Before he achieved Olympic fame, Calder experienced his first multi-sport competition in 1993 at the Canada Summer Games in Kamloops.

"I had a huge smile on my face the whole time," said Calder, who began rowing after watching the 1992 Summer Olympics in Barcelona. "It was big and really significant."

Calder was 14 years old when he competed in the Canada Summer Games on an under-21 team where his boat won gold for Team B.C. in men's eights and bronze in men's fours.

"I was rowing with all these adults who had a lot more experience than I did," said Calder. "But the biggest thing was the multi-sport experience. It's one thing to go to a rowing regatta or to a soccer tournament but it's another thing completely to room with different athletes."

Calder said athletes who have the chance to compete in the Summer or Winter Games for Canada are ahead of many of their competitors from around the world.
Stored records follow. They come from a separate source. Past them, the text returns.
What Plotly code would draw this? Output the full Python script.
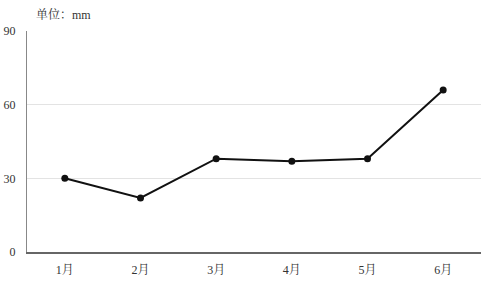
import plotly.graph_objects as go

months = ["1月", "2月", "3月", "4月", "5月", "6月"]
rainfall = [30, 22, 38, 37, 38, 66]
y_ticks = [0, 30, 60, 90]

font_family = "'Liberation Serif', 'Noto Serif CJK SC', 'Noto Sans CJK SC', serif"

fig = go.Figure(go.Scatter(
    x=months, y=rainfall, mode="lines+markers",
    line=dict(color="#111111", width=2),
    marker=dict(color="#111111", size=7),
    showlegend=False,
))

fig.update_layout(
    width=493, height=284,
    margin=dict(l=27, r=12, t=31, b=32),
    paper_bgcolor="white", plot_bgcolor="white",
    font=dict(family=font_family, size=12, color="#333333"),
    annotations=[dict(text="单位：mm", xref="paper", yref="paper", x=0.015, y=1.0,
                      yshift=16, xanchor="left", yanchor="middle", showarrow=False,
                      font=dict(family=font_family, size=12, color="#333333"))],
)
fig.update_xaxes(range=[-0.5, 5.5], showgrid=False, showline=True, linecolor="#666666",
                 linewidth=1.5, ticks="", tickfont=dict(size=12), ticklabelstandoff=6,
                 automargin=False)
fig.update_yaxes(range=[0, 90], tickvals=y_ticks, showgrid=True, gridcolor="#e3e3e3",
                 showline=True, linecolor="#888888", linewidth=1, zeroline=False,
                 ticks="", tickfont=dict(size=12), ticklabelstandoff=8, automargin=False)

fig.write_html("out.html")
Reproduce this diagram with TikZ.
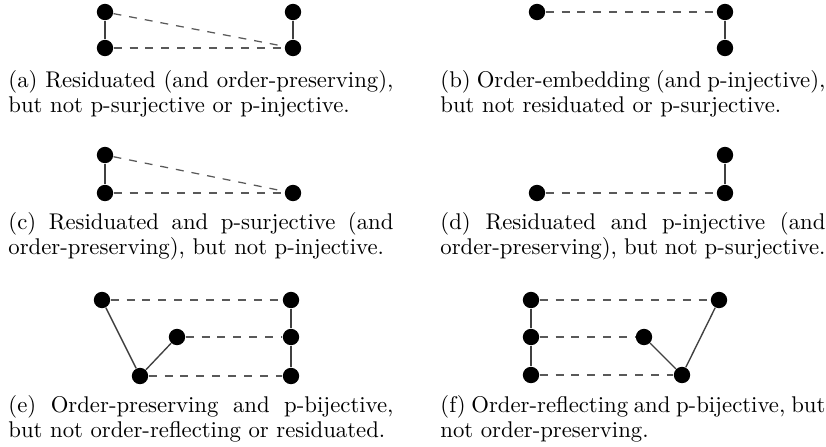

"These are all the minor details that when you get to the Olympics are actually the same things that you deal with," said Calder, adding his Canada Games experience was the first time he competed at a televised event. "A lot of the time the Olympics are the first time athletes experience it and so if you can get that experience at the Canada Games then you're one step ahead of the Romanians and the Russians who might not have a multi-sport competition like that at home."